Per quanto riguarda la rete, il viceministro osserva che “per ora quello che Telecom sta dicendo è che aumenterà gli investimenti. Ciò nonostante la mia preoccupazione è che non sia sufficiente solo investire, ma sia necessario anche investire in modo corretto per sviluppare la concorrenza. Non vogliamo che Telecom si liberi della proprietà della rete, quello che vogliamo è che ci sia una partecipazione significativa di Cassa Depositi e Prestiti, che possa dare certezza all’orientamento degli investimenti verso i due grandi obiettivi di sviluppo e sicurezza”.

Sulla separazione, in Aula alla Camera, è intervenito anche il sottosegretario all’Economia, Pier Paolo Baretta. “Il Governo ritiene essenziale la tutela dei livelli quantitativi e qualitativi dell’occupazione e degli investimenti – ha detto Baretta – che devono essere incrementati e ritiene anche strategica la rete di telecomunicazioni e in tal senso ha avviato l’iter dei decreti sulla golden power. La separazione societaria, non proprietaria, della rete resta priorità da perseguire, preferibilmente su basi volontarie”.

Il viceministro tocca anche il tema dell’Agenda digitale, su cui l’Italia è indietro. “Vogliamo recuperare, Francesco Caio sta lavorando proprio sull’Agenda digitale e io voglio assolutamente accelerare sullo sviluppo infrastrutturale – dice – A me interessa innanzitutto che si sviluppi la rete di telecomunicazioni. Lo stesso Caio sta mettendo a punto un rapporto sullo stato degli investimenti a cui abbiamo collaborato come Ministero, di cui non ho avuto ancora risultanze perché non è ancora pronto, ma lo sarà presto”.
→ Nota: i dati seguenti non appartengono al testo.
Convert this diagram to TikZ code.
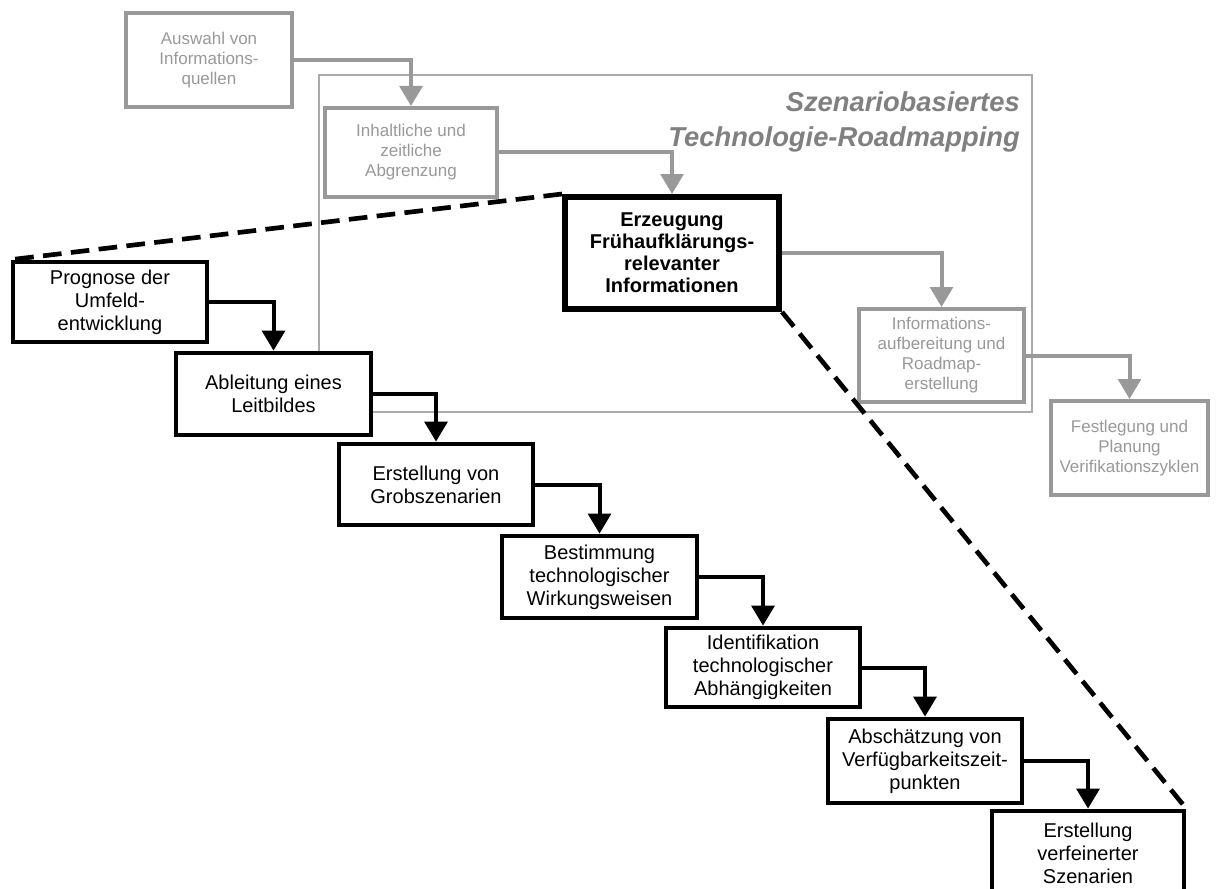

Riflettori puntati anche sulla web tax. “La questione della tassazione non mi ha mai appassionato più di tanto e non ne ho mai parlato, anche perché non è il mio core business – sottolinea Catricalà all’Huffington Post – Quello che mi interessa è il rispetto delle regole che devono essere uguali per Internet e per la televisione. Ormai Internet e tv stanno diventando un unicum, anche se ci sarà un lungo passaggio di televisione ibrida, di contaminazione. A questo punto, le regole tipiche che operano nella trasmissione televisiva devono esserci anche nell’interfaccia web. Stiamo cominciando dai minori, abbiamo riattivato il Comitato media minori certamente per ridare forza alla tutela dei minori, ma soprattutto per fare un codice di autoregolamentazione nuovo”.

Secondo il viceminstro “sul web non si può intervenire troppo per legge, necessita di regole autogene, che nascano dall’interno”. “Devono essere sentite, un po’ perché sarebbe facilissimo eluderle, un po’ perché il web è ribelle, non lo puoi troppo ingessare con regole calate dall’alto – spiega – Però se le può dare da solo. Detto questo, non è facile trasportare puramente e semplicemente le regole della televisione su Internet, ma un minimo di omogeneità questo codice lo può avere”.